What If Women Ruled the future? D.A. Murray Breaks Down Dominion: Ascension

In Dominion: Ascension, D.A. Murray builds a dystopian future that doesn’t just invert the familiar—she interrogates what the inversion reveals. The world of Dominion is shaped by control, technology, and a social order where women occupy the highest levels of leadership while men are constrained into roles defined by utility. It’s a premise that can sound like pure “what if?” science fiction on the surface, but the episode makes clear that Murray’s real target is power itself: how it’s designed, how it’s maintained, and how quickly it can become a weapon when the system rewards obedience over humanity.

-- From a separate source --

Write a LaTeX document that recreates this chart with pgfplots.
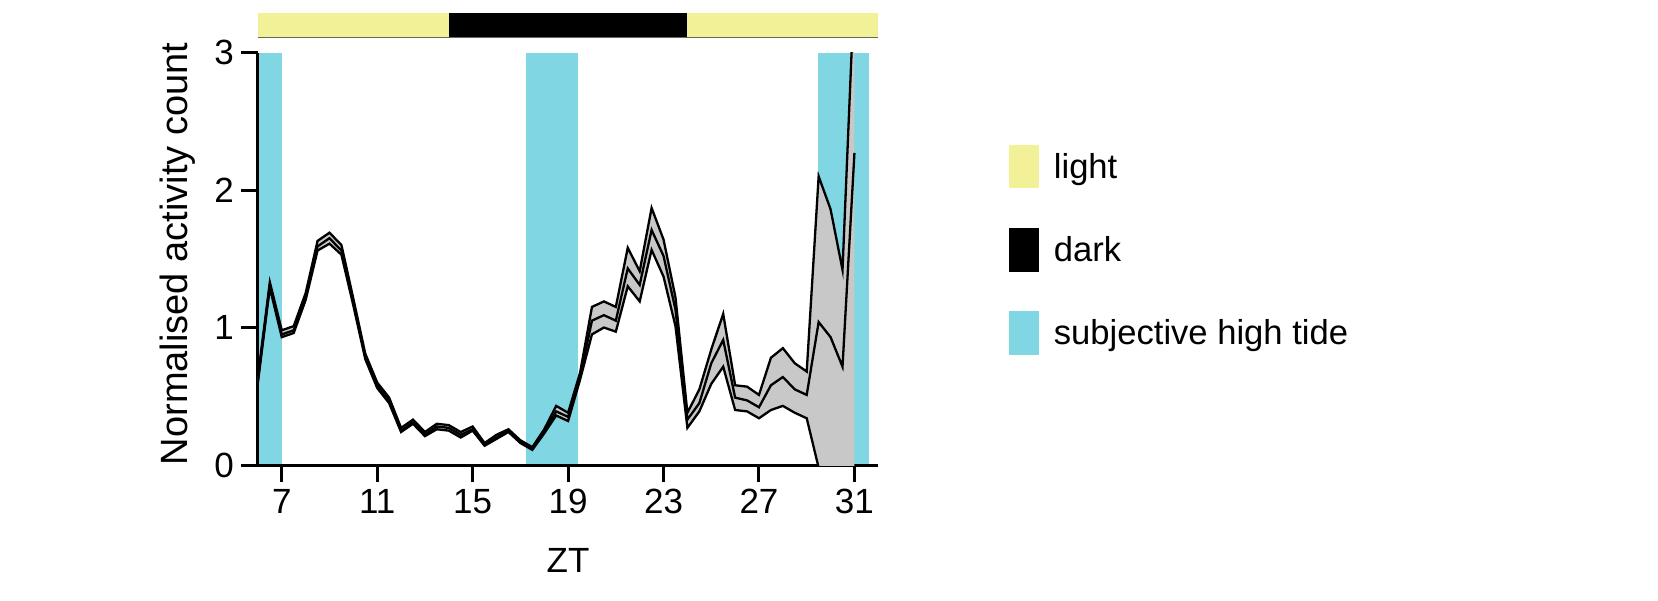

A striking part of the conversation centers on the book’s protagonist, Danny Matthews. Danny is 29, but readers may initially misread her emotional maturity through a modern lens. Murray explains that Danny’s internal development is shaped by the conditions of her upbringing—limited information, defined roles, and a culture that discourages self-discovery. When growth is contained, so is the person. That framing turns Danny into more than a viewpoint character; she becomes evidence of what systemic control does to an individual over time.

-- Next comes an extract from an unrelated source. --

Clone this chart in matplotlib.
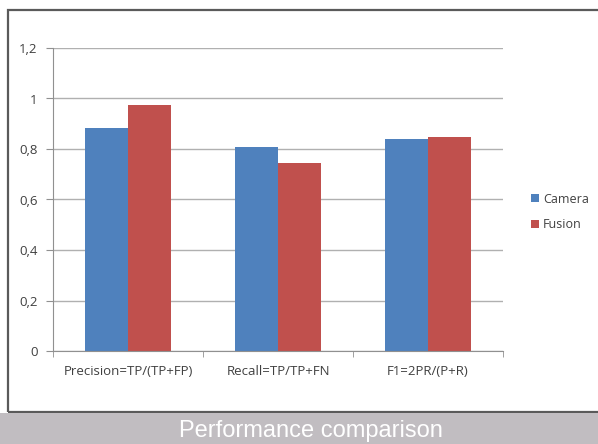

And then there’s the emotional core. Dominion: Ascension isn’t only about institutions and hierarchy. The mother-daughter relationship at the heart of the novel gives the story weight and warmth, grounding the dystopian machinery in something intimate and human. As Dominion evolves, so does the relationship between Danny and her mother, creating a parallel arc that makes the stakes feel personal rather than theoretical.

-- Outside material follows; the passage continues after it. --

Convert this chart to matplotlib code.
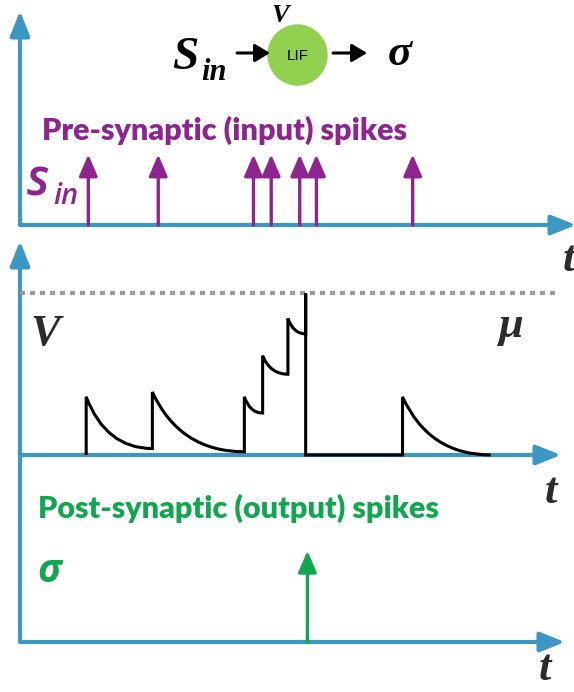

Murray’s background as a tech executive adds another layer. She describes technology as having a “jagged edge of progress,” where advancement isn’t a straight line and society can lurch forward and backward depending on fear, incentives, and who holds the controls. When the discussion turns to AI, the tone stays measured: there’s real value in efficiency and access to information, but also real concern around privacy, understanding what we’re consenting to, and building guardrails that allow humanity to lead rather than scramble behind the latest tools. The episode also looks ahead. Dominion is the first book in a trilogy, with the second installment titled Anarchy—a promise of rebellion, destabilization, and deeper backstory about how this world arrived here in the first place. If Dominion: Ascension asks what happens when power flips, this conversation suggests the bigger question is what happens when power, once taken, refuses to loosen its grip.